In recent weeks, we have become used to unreasonable demands from the European Commission, from their refusal to discuss trade to the seemingly arbitrary size of the “divorce bill”. But their most bizarre claim of all was the declaration in May that they wanted European law, overseen by the European Court of Justice, to continue to apply to EU citizens in the UK after Brexit.
Such a suggestion would create a privileged class of over 3 million EU residents in the UK, whose rights would be enforced by a court beyond the influence of our Government and Parliament. This could be incredibly long-lasting – persisting for the lifetimes of EU citizens currently resident and potentially for those of their children as well. There is no exact precedent for this situation in history, but the closest parallel comes from the nineteenth century, when the British Supreme Court for China exercised extra-territorial jurisdiction over British citizens in concessions such as Shanghai, so they were not subject to the jurisdiction of the local Chinese courts.
Resisting this claim is not, therefore, anything to do with whether one voted to Leave or Remain. It is about upholding a simple matter of principle: independent sovereign nations cannot be bound by the rulings of foreign courts. We would have no more right to say that our Supreme Court should rule on British nationals on the Continent. George Washington had it right when, as first President of the United States, he declared:
“If we are to be told by a foreign Power…what we shall do, and what we shall not do, we have Independence yet to seek, and have contended hitherto for very little.”
The problem actually goes even further, for the ECJ is not only a foreign court but a political court, too. The court has “ever closer union” at its heart, and its rulings have that objective in mind. So the continued jurisdiction of the ECJ would be intolerable to an independent United Kingdom. It would be completely inconsistent with our having voted to leave the EU and take back control; it makes the ECJ utterly unsuitable as an impartial adjudicator of bilateral treaty obligations.

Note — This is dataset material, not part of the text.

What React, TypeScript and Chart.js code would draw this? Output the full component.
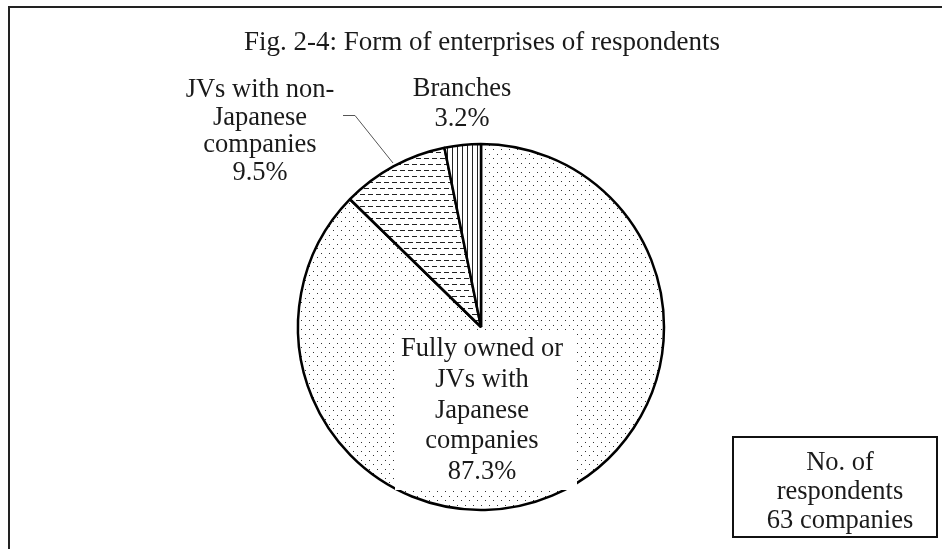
import React, { useEffect, useRef } from "react";
import { Chart, registerables } from "chart.js";

Chart.register(...registerables);

const TITLE = "Fig. 2-4: Form of enterprises of respondents";
const CATEGORIES = [
  "Fully owned or JVs with Japanese companies",
  "JVs with non-Japanese companies",
  "Branches",
];
const SHARES = [87.3, 9.5, 3.2];
const LABEL_LINES = [
  ["Fully owned or", "JVs with", "Japanese", "companies"],
  ["JVs with non-", "Japanese", "companies"],
  ["Branches"],
];
const NOTE_LINES = ["No. of", "respondents", "63 companies"];

const FONT = "26.5px 'Liberation Serif', 'Times New Roman', serif";
const TITLE_FONT = "27px 'Liberation Serif', 'Times New Roman', serif";
const INK = "#1a1a1a";

function makePattern(kind: string): CanvasPattern | string {
  const c = document.createElement("canvas");
  const g = c.getContext("2d");
  if (!g) return "#fff";
  if (kind === "dots") {
    c.width = 8;
    c.height = 9;
    g.fillStyle = "#fff";
    g.fillRect(0, 0, 8, 9);
    g.fillStyle = "#333";
    g.fillRect(1, 1, 1, 1);
    g.fillRect(5, 5, 1, 1);
  } else if (kind === "dashes") {
    c.width = 8;
    c.height = 12;
    g.fillStyle = "#fff";
    g.fillRect(0, 0, 8, 12);
    g.fillStyle = "#222";
    g.fillRect(0, 2, 5, 1);
    g.fillRect(4, 8, 4, 1);
    g.fillRect(0, 8, 1, 1);
  } else {
    c.width = 5;
    c.height = 5;
    g.fillStyle = "#fff";
    g.fillRect(0, 0, 5, 5);
    g.fillStyle = "#222";
    g.fillRect(2, 0, 1, 5);
  }
  const p = g.createPattern(c, "repeat");
  return p || "#fff";
}

const decorPlugin = {
  id: "decor",
  afterDatasetsDraw(chart: any) {
    const ctx = chart.ctx as CanvasRenderingContext2D;
    const meta = chart.getDatasetMeta(0);
    const arc0 = meta.data[0];
    const cx = arc0.x;
    const cy = arc0.y;
    ctx.save();

    // white backing box behind main label
    ctx.fillStyle = "#fff";
    ctx.fillRect(cx - 86, cy + 6, 182, 157);

    ctx.font = FONT;
    ctx.fillStyle = INK;
    ctx.textAlign = "center";
    ctx.textBaseline = "alphabetic";

    // main slice label
    const mainLines = [...LABEL_LINES[0], `${SHARES[0].toFixed(1)}%`];
    mainLines.forEach((t, i) => ctx.fillText(t, cx + 1, cy + 29 + i * 30.8));

    // JV non-Japanese label
    const jvLines = [...LABEL_LINES[1], `${SHARES[1].toFixed(1)}%`];
    jvLines.forEach((t, i) => ctx.fillText(t, 260, 97 + i * 27.7));

    // Branches label
    const brLines = [...LABEL_LINES[2], `${SHARES[2].toFixed(1)}%`];
    brLines.forEach((t, i) => ctx.fillText(t, 462, 96 + i * 29.5));

    // leader line
    ctx.strokeStyle = "#555";
    ctx.lineWidth = 1;
    ctx.beginPath();
    ctx.moveTo(343, 115.5);
    ctx.lineTo(355, 115.5);
    ctx.lineTo(393, 163);
    ctx.stroke();

    // note box
    ctx.strokeStyle = "#111";
    ctx.lineWidth = 2;
    ctx.strokeRect(733, 437, 204, 100);
    NOTE_LINES.forEach((t, i) => ctx.fillText(t, 840, 470 + i * 29));

    // title
    ctx.font = TITLE_FONT;
    ctx.fillText(TITLE, 482, 50);

    // outer frame
    ctx.strokeStyle = "#222";
    ctx.lineWidth = 2;
    ctx.beginPath();
    ctx.moveTo(9, 560);
    ctx.lineTo(9, 7);
    ctx.lineTo(960, 7);
    ctx.stroke();

    ctx.restore();
  },
};

export default function App() {
  const ref = useRef<HTMLCanvasElement | null>(null);
  useEffect(() => {
    const canvas = ref.current;
    if (!canvas) return;
    const chart = new Chart(canvas, {
      type: "pie",
      data: {
        labels: CATEGORIES,
        datasets: [
          {
            data: SHARES,
            backgroundColor: [makePattern("dots"), makePattern("dashes"), makePattern("vlines")],
            borderColor: "#000",
            borderWidth: 2.5,
          },
        ],
      },
      options: {
        responsive: false,
        animation: false,
        devicePixelRatio: 1,
        radius: 183,
        layout: { padding: { left: 297, right: 277, top: 143, bottom: 38 } },
        plugins: {
          legend: { display: false },
          tooltip: { enabled: false },
          title: { display: false },
        },
      } as any,
      plugins: [decorPlugin],
    });
    return () => chart.destroy();
  }, []);
  return (
    <canvas
      ref={ref}
      width={942}
      height={549}
      style={{ position: "fixed", left: 0, top: 0, width: 942, height: 549, background: "#fff" }}
    />
  );
}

This does not mean, of course, that British courts in the future should give no attention to past decisions of the ECJ once we leave. It is standard practice across the world for the courts of countries in an international treaty to pay attention to the judgments of their partners, and to try, if possible, to apply a consistent interpretation. The Prime Minister outlined exactly this in her speech in Florence in September. A former Justice of the US Supreme Court, Antonin Scalia, summarised the idea when he said:
“We can, and should, look to decisions of other signatories when we interpret treaty provisions… Even if we disagree, we surely owe the conclusions reached by appellate courts of other signatories the courtesy of respectful consideration.”
The United States in fact provides a pertinent example of these ideas in action. Around the time of their independence, many States – starting with Virginia – passed Reception Statutes formally adopting English common and statute law as their own in much the same way as we are nationalising the Acquis Communautaire with the European Union (Withdrawal) Bill. It would be inconceivable for the US to accept any foreign court overruling its own Supreme Court, but it has always been accepted that account be taken of preceding legal decisions and of the origin of the laws which it administers.
In the notable case of Amalfitano v. Rosenberg in New York in 2009, for instance, the Court of Appeals ruled that “attempted deceit” was sufficient to sustain a cause of action under judiciary law Section 487, on the basis that it derived not from common-law fraud, but from the first Statute of Westminster – a criminal statute adopted by the Parliament of Edward I in England in 1275. Thus, the fundamental source of the law was taken into account, but there was absolutely no question of referring the case back to English courts.
We will adopt just the same attitude towards the ECJ’s preceding decisions. Where there are disagreements between ourselves and the EU on the interpretation of agreed provisions, we should have recourse to a balanced, impartial international mechanism. As Lawyers for Britain have outlined, this could be achieved by creating an International Treaties Court of British judges in the UK and under UK law to guide the non-specialist courts on the interpretation of the British legislation which implements previous European provisions.
Such a body would provide symmetry with the ECJ, so that both the UK and the EU would have a central court making decisions on individual cases – including the rights of citizens – relating to obligations under treaties. Then, under well-established international principles of comity, both courts would pay attention to the decisions of the other and would seek to follow them if possible. Crucially, however, neither court would be bound by the other, and in the rare event of a persistent divergence of interpretation, an ad hoc bilateral international body could be convened.
We must, therefore, continue to be robust in rejecting the continued authority of the ECJ as a “Red Line”. The Prime Minister said in her Lancaster House speech in January that “we will not have truly left the European Union if we are not in control of our own laws” and she was right. Reports that the Government may now be willing to give in to the EU’s demands are deeply disturbing as they drive at the very core of the question: what sort of country do we wish to be once we are outside the EU?
We surely wish to be a nation which has taken back full control of our own laws, made by our own elected representatives and interpreted by our own appointed judges. To accept the ECJ would be to condemn ourselves to the status of a vassal state, relinquishing power over our laws – and by extension over our people – to a court on which we are not represented. The citizens of a newly sovereign nation deserve better than that.